When the 2026 FIFA World Cup kicks off across North America, it will mark the most transformative change to football’s biggest showcase in four decades: the first-ever 48-team tournament. The expansion, a flagship campaign promise delivered by FIFA president Gianni Infantino just a decade after he took the helm of global football’s governing body, has reignited a fierce debate over whether broadening access to the finals will dilute the high-stakes drama that has made the World Cup a global cultural touchstone.
Infantino has framed the shift as far more than a simple format tweak, arguing the World Cup must evolve beyond an elite athletic competition to become a truly inclusive global social event. For decades, the World Cup fell far short of its ‘global’ branding, dominated by European and South American nations from its early 16-team format through its 1982 expansion to 24 sides. Historical data underscores this imbalance: between the first World Cup and 1982, the entire African continent sent just four teams total to the finals. Even as late as the 1990 tournament in Italy, 14 of the 24 competing nations came from Europe, while Africa, Asia and the CONCACAF region each received only two slots.
The 1998 expansion to 32 teams moved the needle toward greater fairness in slot allocation, but gaps remained: at the 2022 Qatar World Cup, Europe still claimed 13 spots while Africa earned just five. The new 48-team format addresses this without stripping established powerhouses of their existing access, reallocating slots to create a far more balanced distribution: Europe retains 16 places, Africa earns 10, Asia claims 9, South America and CONCACAF get six each, with an additional spot reserved for Oceania’s New Zealand.
FIFA’s chief of global football development, legendary manager Arsene Wenger, has defended the expansion as an inevitable and logical step for the sport’s growth. “It’s a natural evolution. We want to make football global all over the world,” Wenger stated last December, noting 48 teams still accounts for less than 25% of FIFA’s 211 member nations, keeping the qualifying bar appropriately high.
For underdog and smaller nations, the format shift is a historic breakthrough. Tiny Caribbean island nation Curacao, with a total population of just 160,000, is on track to make its World Cup debut in 2026, joined by other first-time qualifiers including Cape Verde, Jordan and Uzbekistan. Curacao head coach Fred Rutten says his side is already relishing the chance to pull off upset wins against global giants. The new format also gives lower-ranked sides a far better shot at advancing past the group stage into the knockout round: the top two teams from each of 12 groups advance, plus the eight best third-place finishers, meaning just one win in the group stage can often secure progression.

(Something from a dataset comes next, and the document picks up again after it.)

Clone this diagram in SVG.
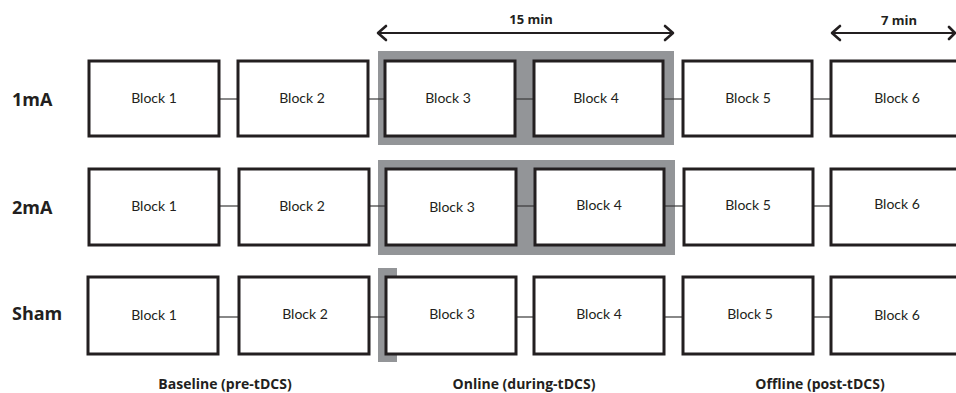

But critics warn the expanded format comes at a major cost to the tension and jeopardy that has produced some of the World Cup’s most iconic moments. Where top-tier nations once faced immediate elimination after an early bad result – think 2022 when eventual champion Argentina faced elimination after an opening defeat to Saudi Arabia, or Germany’s stunning group-stage exits in both 2018 and 2022 – elite sides now have far more room to recover from a slow start. The historic drama of watching a global powerhouse crash out early in the tournament is likely to become a thing of the past, opponents argue.
The expanded tournament also brings logistical and physical challenges for players. Where the 32-team format featured 48 group-stage games to eliminate 16 teams, the 48-team format requires 72 group-stage matches to cut the field to the same 16 knockout-round participants. To win the tournament, teams will now need to play eight matches, one more than the previous format, all scheduled for a hot North American summer that will put extra physical strain on top players already stretched by crowded club calendar schedules.
Noted football author Jonathan Wilson, who wrote *The Power and the Glory: A New History of the World Cup*, says the 32-team format was perfectly balanced. “I see the argument about increasing representation but I think a 32-team finals was perfect,” Wilson explained. “The biggest problem with this is not really the quality, it’s the dilution of spectacle in the first round with eight third-placed teams to go through. The group stage may end up trying peoples’ patience.” He added that the extra knockout round could incentivize more defensive, cautious play, further dulling the tournament’s early excitement.
Even elite managers acknowledge the new strategic priority for big teams has shifted: where once they needed to avoid any early slip-up, now the focus is simply on grinding out enough results to advance. “You just focus on the group, this is what you do, and make sure you are in the right head space,” England manager Thomas Tuchel said of the new approach. As the 2026 tournament approaches, the football world remains split: while smaller nations celebrate unprecedented access, fans and analysts wait to see whether the expanded format will grow the global love of the game – or erode the high-stakes magic that made the World Cup unmissable.